I don't know how many crown and cokes he went through but I know it was more that I have fingers. We are never leaving Texas.
I got groped on the dancefloor by both grooms. I love gay weddings
why is my forehead so bruised?
i found you outside knocking on the door with your head because you couldn't lift your arms.
So someone just pointed out to me that during dinner, I mentioned more women that I'm attracted to than men. The transition might be complete. I'm gay.
Cops just came and got two guys out of my class. I can't do college. Seriously cannot rage at this school anymore.
I want to buy her liposuction. And a spot on What Not To Wear. And a face transplant.
They didn't have a "sorry I was late for your birthday party because I was getting arrested" card.
Just letting everyone know that I am still alive after last night. On a related note, this is the 15th "I'm not dead!" mass text I've sent. You've got to celebrate the little things.

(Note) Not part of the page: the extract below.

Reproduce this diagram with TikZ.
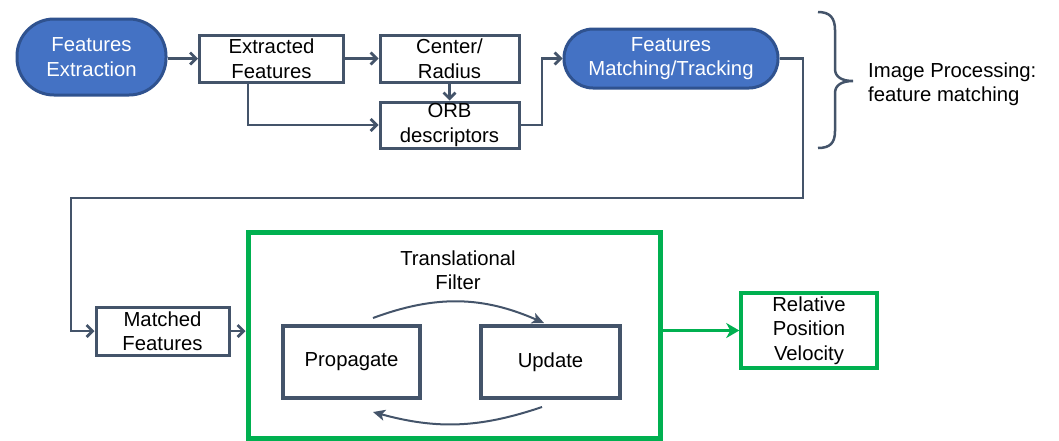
\documentclass[tikz,border=0pt]{standalone}
\usepackage{fontspec}
\setmainfont{Liberation Sans}
\usetikzlibrary{arrows.meta,positioning}
\definecolor{bfill}{HTML}{4472C4}
\definecolor{bdraw}{HTML}{2F528F}
\definecolor{slate}{HTML}{44546A}
\definecolor{gr}{HTML}{00B050}
\begin{document}
\begin{tikzpicture}[x=1pt,y=-1pt,
  every node/.style={font=\fontsize{20.3}{24.5}\selectfont, inner sep=0pt, align=center},
  stadium/.style={draw=bdraw, fill=bfill, line width=3pt, text=white, rounded corners=#1},
  plainbox/.style={draw=slate, line width=3pt, fill=white},
  thickbox/.style={draw=slate, line width=3.6pt, fill=white},
  conn/.style={draw=slate, line width=2.8pt, -{Straight Barb[length=6pt,width=12pt,line width=2.8pt]}},
  arcarr/.style={draw=slate, line width=2pt, -{Stealth[length=12pt,width=11pt,inset=3pt]}},
  greenbox/.style={draw=gr, line width=3.5pt, fill=white},
]
\useasboundingbox (0,0) rectangle (1059,440);

% top row
\node[stadium=37pt, minimum width=149pt, minimum height=76pt] (fe) at (91.5,57) {Features\\Extraction};
\node[plainbox, minimum width=144pt, minimum height=47pt] (ef) at (271.5,58.5) {Extracted\\Features};
\node[plainbox, minimum width=139pt, minimum height=47pt] (cr) at (449.5,58.5) {Center/\\Radius};
\node[plainbox, minimum width=139pt, minimum height=46pt] (orb) at (449.5,125) {ORB\\descriptors};
\node[stadium=29pt, minimum width=214pt, minimum height=59pt] (fm) at (671,58.5) {Features\\Matching/Tracking};

% brace and label
\draw[draw=slate, line width=2.5pt] (818,12) .. controls (830,12) and (835,18) .. (835,30) -- (835,69)
  .. controls (835,77) and (842,81) .. (853,81)
  .. controls (842,81) and (835,85) .. (835,93) -- (835,131)
  .. controls (835,143) and (830,148) .. (818,148);
\node[anchor=west, align=left] (ip) at (868,84) {Image Processing:\\feature matching};

% bottom row
\node[plainbox, minimum width=133pt, minimum height=48pt] (mf) at (162.5,331) {Matched\\Features};
\node[draw=gr, line width=5pt, minimum width=412pt, minimum height=206pt] (tf) at (454,335) {};
\node (tft) at (458,270) {Translational\\Filter};
\node[thickbox, minimum width=137pt, minimum height=72pt] (prop) at (351.5,362) {Propagate};
\node[thickbox, minimum width=139pt, minimum height=72pt] (upd) at (550.5,362) {Update};
\node[greenbox, minimum width=136pt, minimum height=75pt] (rel) at (809,330.5) {Relative\\Position\\Velocity};

% connectors
\coordinate (efb) at (248,82);
\coordinate (j1) at (542,125);
\coordinate (c1) at (803,58.5);
\coordinate (c2) at (803,198);
\coordinate (c3) at (71,198);
\coordinate (ts) at (373,318);
\coordinate (te) at (544,323);
\coordinate (bs) at (542,407);
\coordinate (be) at (373,412);

\draw[conn] (fe.east |- ef.west) -- (ef.west);
\draw[conn] (ef.east) -- (cr.west);
\draw[conn] (efb) |- (orb.west);
\draw[conn] (cr.south) -- (orb.north);
\draw[conn] (orb.east) -- (j1) |- (fm.west);
\draw[conn] (fm.east) -- (c1) -- (c2) -- (c3) |- (mf.west);
\draw[conn] (mf.east) -- (tf.west |- mf.east);
\draw[draw=gr, line width=2.8pt, -{Stealth[length=13pt,width=15pt,inset=4pt]}] (tf.east |- rel.west) -- (rel.west);
\draw[arcarr] (ts) to[bend left=22] (te);
\draw[arcarr] (bs) to[bend left=17] (be);
\end{tikzpicture}
\end{document}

Kinda awkward to hear your aunt complain about loose women when you're in town to be a stunt dick for a swingers convention. Just sayin.
You've seen the quality of dick pics I normally get. The bar is high.
we're in NC now and so far we've smoked a blunt in every state with the exception of Tennessee which we accidentally went to
when I was walking home I wad so excited to see a cat on the sidewalk but it was really a traffic cone
When I woke up this morning I swear my mouth tasted like dick and rolaids.